[Entries with chart source code]

* * * * * * * * *

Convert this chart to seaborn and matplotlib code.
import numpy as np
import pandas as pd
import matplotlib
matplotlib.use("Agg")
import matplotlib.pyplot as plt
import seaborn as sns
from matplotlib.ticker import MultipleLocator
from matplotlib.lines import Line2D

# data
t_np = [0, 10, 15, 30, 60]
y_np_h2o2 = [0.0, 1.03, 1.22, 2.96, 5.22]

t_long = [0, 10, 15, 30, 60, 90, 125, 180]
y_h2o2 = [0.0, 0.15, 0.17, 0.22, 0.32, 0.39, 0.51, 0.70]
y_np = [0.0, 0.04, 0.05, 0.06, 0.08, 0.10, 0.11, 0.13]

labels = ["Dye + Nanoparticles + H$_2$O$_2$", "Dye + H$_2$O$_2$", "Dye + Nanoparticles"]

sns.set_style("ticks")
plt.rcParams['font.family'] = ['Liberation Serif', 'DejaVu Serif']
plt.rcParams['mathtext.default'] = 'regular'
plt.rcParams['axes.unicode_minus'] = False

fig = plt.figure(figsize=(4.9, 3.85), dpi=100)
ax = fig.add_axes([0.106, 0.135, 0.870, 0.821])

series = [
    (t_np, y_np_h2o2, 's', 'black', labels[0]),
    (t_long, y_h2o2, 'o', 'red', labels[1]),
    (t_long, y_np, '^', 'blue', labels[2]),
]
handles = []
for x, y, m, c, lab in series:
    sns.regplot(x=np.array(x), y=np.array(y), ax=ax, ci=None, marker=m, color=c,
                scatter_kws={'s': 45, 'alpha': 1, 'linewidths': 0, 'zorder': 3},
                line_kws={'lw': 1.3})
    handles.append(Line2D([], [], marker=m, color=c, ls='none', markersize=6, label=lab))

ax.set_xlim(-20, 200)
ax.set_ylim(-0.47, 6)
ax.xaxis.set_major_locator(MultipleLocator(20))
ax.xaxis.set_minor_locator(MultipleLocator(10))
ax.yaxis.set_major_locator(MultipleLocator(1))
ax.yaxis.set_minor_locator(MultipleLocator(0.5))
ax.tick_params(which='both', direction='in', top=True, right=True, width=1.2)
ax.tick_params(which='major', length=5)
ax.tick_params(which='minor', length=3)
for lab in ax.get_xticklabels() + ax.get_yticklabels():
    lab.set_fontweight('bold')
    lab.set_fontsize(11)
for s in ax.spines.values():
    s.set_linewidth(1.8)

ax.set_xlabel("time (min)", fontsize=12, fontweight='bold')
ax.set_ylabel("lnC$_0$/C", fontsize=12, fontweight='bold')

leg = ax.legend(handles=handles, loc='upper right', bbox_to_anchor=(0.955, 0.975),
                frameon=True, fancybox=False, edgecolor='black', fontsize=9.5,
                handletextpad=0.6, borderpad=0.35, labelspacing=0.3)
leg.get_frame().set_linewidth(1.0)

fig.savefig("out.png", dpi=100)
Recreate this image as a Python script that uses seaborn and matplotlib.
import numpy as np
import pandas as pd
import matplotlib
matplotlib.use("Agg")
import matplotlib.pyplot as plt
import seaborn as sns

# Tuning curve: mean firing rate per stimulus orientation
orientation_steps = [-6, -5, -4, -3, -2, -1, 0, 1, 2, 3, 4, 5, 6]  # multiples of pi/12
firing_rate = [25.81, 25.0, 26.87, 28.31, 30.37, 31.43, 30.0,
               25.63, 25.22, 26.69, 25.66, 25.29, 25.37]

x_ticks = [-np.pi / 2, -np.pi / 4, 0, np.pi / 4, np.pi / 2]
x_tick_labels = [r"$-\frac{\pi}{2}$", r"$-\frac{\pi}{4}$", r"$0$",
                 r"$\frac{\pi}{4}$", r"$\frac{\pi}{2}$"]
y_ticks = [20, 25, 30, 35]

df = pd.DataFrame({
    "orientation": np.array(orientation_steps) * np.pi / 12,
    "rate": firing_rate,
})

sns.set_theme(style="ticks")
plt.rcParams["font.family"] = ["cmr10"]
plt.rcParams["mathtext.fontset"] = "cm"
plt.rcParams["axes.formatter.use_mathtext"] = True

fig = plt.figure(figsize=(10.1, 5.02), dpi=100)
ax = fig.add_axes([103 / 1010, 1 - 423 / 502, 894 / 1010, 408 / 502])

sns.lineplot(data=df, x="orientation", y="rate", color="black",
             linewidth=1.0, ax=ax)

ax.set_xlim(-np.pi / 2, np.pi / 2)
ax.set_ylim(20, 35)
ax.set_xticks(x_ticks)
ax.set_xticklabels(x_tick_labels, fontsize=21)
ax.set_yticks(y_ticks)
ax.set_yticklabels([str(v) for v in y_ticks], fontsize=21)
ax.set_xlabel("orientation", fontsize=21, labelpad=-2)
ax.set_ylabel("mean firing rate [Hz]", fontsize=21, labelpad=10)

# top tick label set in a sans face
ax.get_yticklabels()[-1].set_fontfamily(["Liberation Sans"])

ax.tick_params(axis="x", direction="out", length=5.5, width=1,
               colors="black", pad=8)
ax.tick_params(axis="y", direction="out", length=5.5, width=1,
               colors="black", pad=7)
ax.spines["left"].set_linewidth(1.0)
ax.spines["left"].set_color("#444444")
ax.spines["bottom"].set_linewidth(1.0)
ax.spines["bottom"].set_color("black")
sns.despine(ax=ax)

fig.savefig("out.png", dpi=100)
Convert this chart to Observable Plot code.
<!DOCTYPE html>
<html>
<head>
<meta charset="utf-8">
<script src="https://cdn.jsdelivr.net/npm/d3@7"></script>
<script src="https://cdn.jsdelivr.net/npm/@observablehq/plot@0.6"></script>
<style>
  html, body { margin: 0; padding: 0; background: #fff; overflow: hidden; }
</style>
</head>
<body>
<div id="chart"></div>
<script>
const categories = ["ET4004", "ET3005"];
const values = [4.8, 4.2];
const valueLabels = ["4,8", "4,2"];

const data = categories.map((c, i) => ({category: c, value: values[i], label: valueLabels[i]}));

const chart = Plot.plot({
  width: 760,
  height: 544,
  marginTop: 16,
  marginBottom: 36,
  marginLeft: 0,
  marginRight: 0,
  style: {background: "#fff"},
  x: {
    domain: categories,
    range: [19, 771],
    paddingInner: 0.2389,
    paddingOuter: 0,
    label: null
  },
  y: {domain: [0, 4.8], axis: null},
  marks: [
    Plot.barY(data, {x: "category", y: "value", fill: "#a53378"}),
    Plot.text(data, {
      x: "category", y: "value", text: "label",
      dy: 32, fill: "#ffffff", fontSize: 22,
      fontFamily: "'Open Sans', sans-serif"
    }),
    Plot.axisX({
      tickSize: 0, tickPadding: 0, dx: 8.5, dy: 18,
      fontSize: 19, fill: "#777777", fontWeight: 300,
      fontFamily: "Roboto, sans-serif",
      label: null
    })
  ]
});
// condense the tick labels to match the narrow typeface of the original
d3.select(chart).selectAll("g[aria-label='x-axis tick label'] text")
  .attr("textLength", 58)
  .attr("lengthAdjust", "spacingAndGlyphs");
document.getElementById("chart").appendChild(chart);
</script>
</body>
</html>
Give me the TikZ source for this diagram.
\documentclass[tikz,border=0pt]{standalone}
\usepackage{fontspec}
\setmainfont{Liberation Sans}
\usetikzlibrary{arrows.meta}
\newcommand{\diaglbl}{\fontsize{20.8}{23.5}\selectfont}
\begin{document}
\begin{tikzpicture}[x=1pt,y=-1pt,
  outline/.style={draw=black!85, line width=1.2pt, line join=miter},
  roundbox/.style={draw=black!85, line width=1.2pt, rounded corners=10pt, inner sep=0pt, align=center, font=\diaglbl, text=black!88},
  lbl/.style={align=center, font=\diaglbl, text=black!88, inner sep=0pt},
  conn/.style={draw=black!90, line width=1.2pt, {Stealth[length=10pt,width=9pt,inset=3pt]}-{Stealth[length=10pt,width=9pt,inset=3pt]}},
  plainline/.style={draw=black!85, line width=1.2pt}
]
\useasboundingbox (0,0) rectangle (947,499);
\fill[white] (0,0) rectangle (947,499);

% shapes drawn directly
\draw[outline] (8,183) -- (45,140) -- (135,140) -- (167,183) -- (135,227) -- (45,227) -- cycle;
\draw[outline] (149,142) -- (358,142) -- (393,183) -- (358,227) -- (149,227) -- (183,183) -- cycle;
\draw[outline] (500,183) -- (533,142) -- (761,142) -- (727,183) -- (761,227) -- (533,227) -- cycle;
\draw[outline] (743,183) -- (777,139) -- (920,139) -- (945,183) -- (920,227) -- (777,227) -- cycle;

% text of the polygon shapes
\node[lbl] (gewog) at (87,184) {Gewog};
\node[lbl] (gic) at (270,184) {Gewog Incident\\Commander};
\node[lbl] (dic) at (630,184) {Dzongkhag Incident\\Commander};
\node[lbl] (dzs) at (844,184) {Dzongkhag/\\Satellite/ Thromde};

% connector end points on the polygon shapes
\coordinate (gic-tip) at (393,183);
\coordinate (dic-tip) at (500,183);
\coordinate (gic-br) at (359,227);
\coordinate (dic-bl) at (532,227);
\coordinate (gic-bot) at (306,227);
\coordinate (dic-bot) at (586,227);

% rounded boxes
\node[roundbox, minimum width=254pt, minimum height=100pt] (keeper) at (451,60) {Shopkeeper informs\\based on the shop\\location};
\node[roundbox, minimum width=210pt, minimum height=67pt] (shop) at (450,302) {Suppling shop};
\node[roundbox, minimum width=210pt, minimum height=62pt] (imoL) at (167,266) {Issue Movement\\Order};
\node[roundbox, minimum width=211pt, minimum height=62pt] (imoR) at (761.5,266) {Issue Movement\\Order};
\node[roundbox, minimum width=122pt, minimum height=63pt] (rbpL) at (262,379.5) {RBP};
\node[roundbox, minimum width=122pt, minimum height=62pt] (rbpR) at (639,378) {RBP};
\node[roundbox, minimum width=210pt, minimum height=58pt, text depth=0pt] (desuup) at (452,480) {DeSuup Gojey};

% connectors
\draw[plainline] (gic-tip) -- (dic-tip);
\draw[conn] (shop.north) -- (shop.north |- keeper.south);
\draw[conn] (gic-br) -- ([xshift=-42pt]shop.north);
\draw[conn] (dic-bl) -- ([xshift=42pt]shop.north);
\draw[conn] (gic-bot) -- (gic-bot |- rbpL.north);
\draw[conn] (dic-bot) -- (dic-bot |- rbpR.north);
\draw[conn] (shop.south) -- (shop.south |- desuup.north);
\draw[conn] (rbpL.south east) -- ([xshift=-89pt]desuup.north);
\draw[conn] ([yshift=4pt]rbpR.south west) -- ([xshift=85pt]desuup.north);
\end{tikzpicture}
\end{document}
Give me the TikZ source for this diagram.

* * * * * * * * *

Exactly repeat the lines running from the top of the listing to the line bearing "s.set_linewidth(1.8)", both of those lines included, and only them.

Convert this chart to seaborn and matplotlib code.
import numpy as np
import pandas as pd
import matplotlib
matplotlib.use("Agg")
import matplotlib.pyplot as plt
import seaborn as sns
from matplotlib.ticker import MultipleLocator
from matplotlib.lines import Line2D

# data
t_np = [0, 10, 15, 30, 60]
y_np_h2o2 = [0.0, 1.03, 1.22, 2.96, 5.22]

t_long = [0, 10, 15, 30, 60, 90, 125, 180]
y_h2o2 = [0.0, 0.15, 0.17, 0.22, 0.32, 0.39, 0.51, 0.70]
y_np = [0.0, 0.04, 0.05, 0.06, 0.08, 0.10, 0.11, 0.13]

labels = ["Dye + Nanoparticles + H$_2$O$_2$", "Dye + H$_2$O$_2$", "Dye + Nanoparticles"]

sns.set_style("ticks")
plt.rcParams['font.family'] = ['Liberation Serif', 'DejaVu Serif']
plt.rcParams['mathtext.default'] = 'regular'
plt.rcParams['axes.unicode_minus'] = False

fig = plt.figure(figsize=(4.9, 3.85), dpi=100)
ax = fig.add_axes([0.106, 0.135, 0.870, 0.821])

series = [
    (t_np, y_np_h2o2, 's', 'black', labels[0]),
    (t_long, y_h2o2, 'o', 'red', labels[1]),
    (t_long, y_np, '^', 'blue', labels[2]),
]
handles = []
for x, y, m, c, lab in series:
    sns.regplot(x=np.array(x), y=np.array(y), ax=ax, ci=None, marker=m, color=c,
                scatter_kws={'s': 45, 'alpha': 1, 'linewidths': 0, 'zorder': 3},
                line_kws={'lw': 1.3})
    handles.append(Line2D([], [], marker=m, color=c, ls='none', markersize=6, label=lab))

ax.set_xlim(-20, 200)
ax.set_ylim(-0.47, 6)
ax.xaxis.set_major_locator(MultipleLocator(20))
ax.xaxis.set_minor_locator(MultipleLocator(10))
ax.yaxis.set_major_locator(MultipleLocator(1))
ax.yaxis.set_minor_locator(MultipleLocator(0.5))
ax.tick_params(which='both', direction='in', top=True, right=True, width=1.2)
ax.tick_params(which='major', length=5)
ax.tick_params(which='minor', length=3)
for lab in ax.get_xticklabels() + ax.get_yticklabels():
    lab.set_fontweight('bold')
    lab.set_fontsize(11)
for s in ax.spines.values():
    s.set_linewidth(1.8)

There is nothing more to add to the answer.